WORCESTER, Mass. — William G. Tapply, Clark’s writer-in-residence and professor of English, died July 28, 2009, at his home in Hancock, N.H., of leukemia. He was 69.
Decades of students knew Tapply through the classes he taught since arriving at Clark in 1995. But countless readers knew Tapply as the author of more than 40 books, especially the two dozen novels in his “Brady Coyne” mystery series. Tapply’s handbook, The Elements of Mystery Fiction: Writing a Modern Whodunit, is used in writing classes and workshops across the country. “I put Bill up with [mystery writer] Robert Parker,’’ Kate Mattes, who owned a popular mystery book store in Cambridge, told the Boston Globe.
Tapply also was widely respected for his writings on fly-fishing and the outdoors; his essays and articles were regularly published in Field and Stream and American Angler. A member of Mystery Writers of America and Authors Guild, Tapply and his wife, Vicki Stiefel, ran the Writers Studio at Chickadee Farm in Hancock.

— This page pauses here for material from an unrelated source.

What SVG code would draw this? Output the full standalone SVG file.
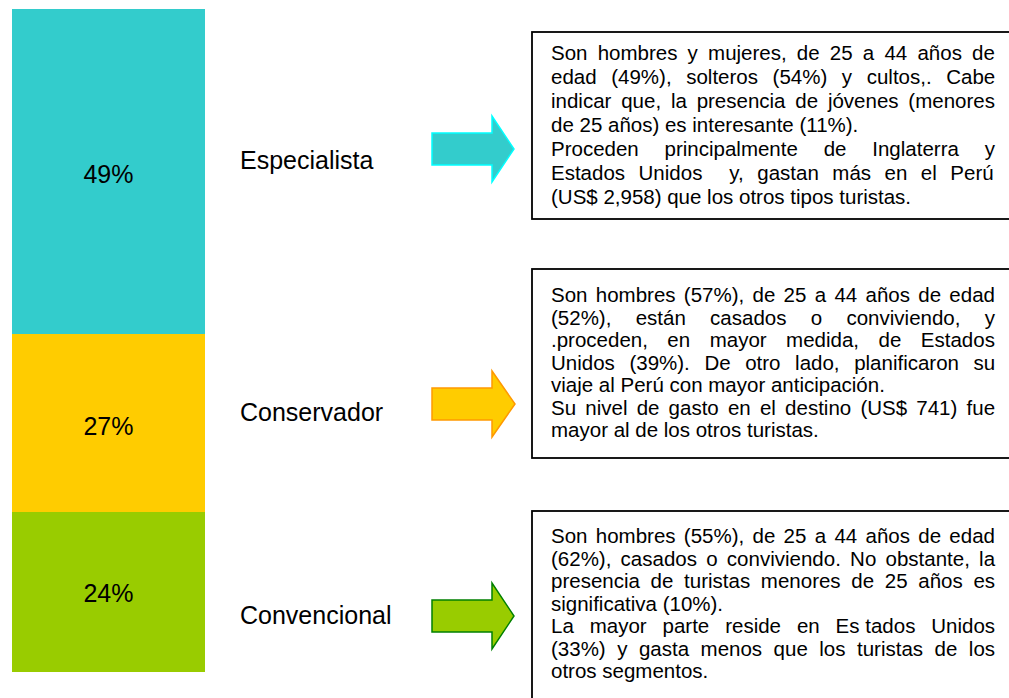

Tapply received a B.A. from Amherst College in 1962, and the following year earned his M.A.T. from Harvard University. For nearly 25 years he taught social studies at Lexington High School before turning to writing full time.
In addition to Stiefel, Tapply is survived by a son, two daughters, two stepsons, his mother and a sister. A celebration of his life will be held Sept. 13 in Hancock. Details will be posted on his website.